Get it? No..."For more information contact". No, "We are doing a fantastic job, every time!", and no "Just call us and we will be happy to help you achieve..."

Forget it. People are far too cynical and they either get blog blindness, glossing over the obvious spin lines...or they just surf away to another part of the web. (It's big by the way, and you are only one point on it)

Instead post things that they can use. It doesn't have to be a full blown article, and it doesn't have to be every day. But it does have to be...

Second: You need a news feed. And you need news. Your PR strategy, combined with your news release strategy are key to this. Campaigns of two to three news releases every week should occur frequently.

Colorful emotion evoking titles about things that are coming up, events, case studies, recent wins - whatever. All of these need to be worded in such a way so as to appeal to your audience(s) - not to appeal to the news media.

After all... they also search th news, and sometimes bloggers pick them up, and so on and so forth. It is all a part of creating a dominant presence online.

Things like "Condition monitoring reduces costs by 20% - according to industry research", "Company X forms best practice group within the underground mining industry - exposes large possibility for revenue growth". And so on...

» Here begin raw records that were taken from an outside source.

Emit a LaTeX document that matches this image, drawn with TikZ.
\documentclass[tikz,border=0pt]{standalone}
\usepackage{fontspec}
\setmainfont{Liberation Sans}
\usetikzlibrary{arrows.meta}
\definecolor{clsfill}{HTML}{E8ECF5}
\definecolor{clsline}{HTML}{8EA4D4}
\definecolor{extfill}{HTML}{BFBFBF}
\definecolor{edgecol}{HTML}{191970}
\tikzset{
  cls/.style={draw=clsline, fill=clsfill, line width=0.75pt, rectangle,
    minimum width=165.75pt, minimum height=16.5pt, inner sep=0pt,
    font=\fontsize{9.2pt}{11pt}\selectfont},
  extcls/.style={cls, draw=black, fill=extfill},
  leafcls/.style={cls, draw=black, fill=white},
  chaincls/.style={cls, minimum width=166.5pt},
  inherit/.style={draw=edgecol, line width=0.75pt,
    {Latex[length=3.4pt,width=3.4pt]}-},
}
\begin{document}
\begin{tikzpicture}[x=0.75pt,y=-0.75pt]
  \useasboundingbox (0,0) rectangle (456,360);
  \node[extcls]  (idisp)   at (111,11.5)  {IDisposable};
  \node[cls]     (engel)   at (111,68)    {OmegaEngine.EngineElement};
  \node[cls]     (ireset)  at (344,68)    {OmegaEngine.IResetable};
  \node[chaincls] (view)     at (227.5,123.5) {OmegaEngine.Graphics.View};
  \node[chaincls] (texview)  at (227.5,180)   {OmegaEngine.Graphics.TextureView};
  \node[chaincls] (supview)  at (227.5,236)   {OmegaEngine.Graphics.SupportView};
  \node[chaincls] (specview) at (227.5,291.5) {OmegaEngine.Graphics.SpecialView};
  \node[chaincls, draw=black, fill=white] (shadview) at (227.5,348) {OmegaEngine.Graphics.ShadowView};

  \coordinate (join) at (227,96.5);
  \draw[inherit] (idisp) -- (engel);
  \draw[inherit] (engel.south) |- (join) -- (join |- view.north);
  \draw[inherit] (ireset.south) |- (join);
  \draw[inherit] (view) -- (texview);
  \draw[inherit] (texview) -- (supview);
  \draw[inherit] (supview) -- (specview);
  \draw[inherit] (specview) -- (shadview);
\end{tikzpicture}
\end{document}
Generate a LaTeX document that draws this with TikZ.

This stuff is about telling everyone what a great job you are doing. And combine it, with your "other" news stuff. The things that you have created through your "Be the news not the ads" campaigns.

Permission to talk please

You must have a newsletter, this is glossed over as an outdated form of internet marketing but the results speak for themselves.

But in order for you to get people to reliably give up their email you need to exchange them something of equal or greater value, and preferably with the promise of more to come.

"4 tips for shaving percentage points off downtime" for subscribers to our bi-weekly Uptime Tips newsletter
There are lots of things you can do with email newsletters. Set up autoresponders for example. A series of four or five emails. I have a 6 part series on this site that has been immensely popular.

A quick tip - take bi-weekly as a minimum. Weekly will kill you if you aren't spending a lot of time at this.

And by continually giving something in exchange for the right to speak to them, you get to turn them from readers into friends - and hopefully from friends into repeat business clients.

Content - not products

Whether you decide to follow these tips, or other similar concepts of your own - there is one thing for certain. If your website is a part of your marketing campaigns, and it should be, then your strategy is one of content and value - not one of products and placement.

Those days are gone, and they may never have existed. Todays web surfing buyer needs to be engaged, entertained and find you to be the holder of scarce and valuable information.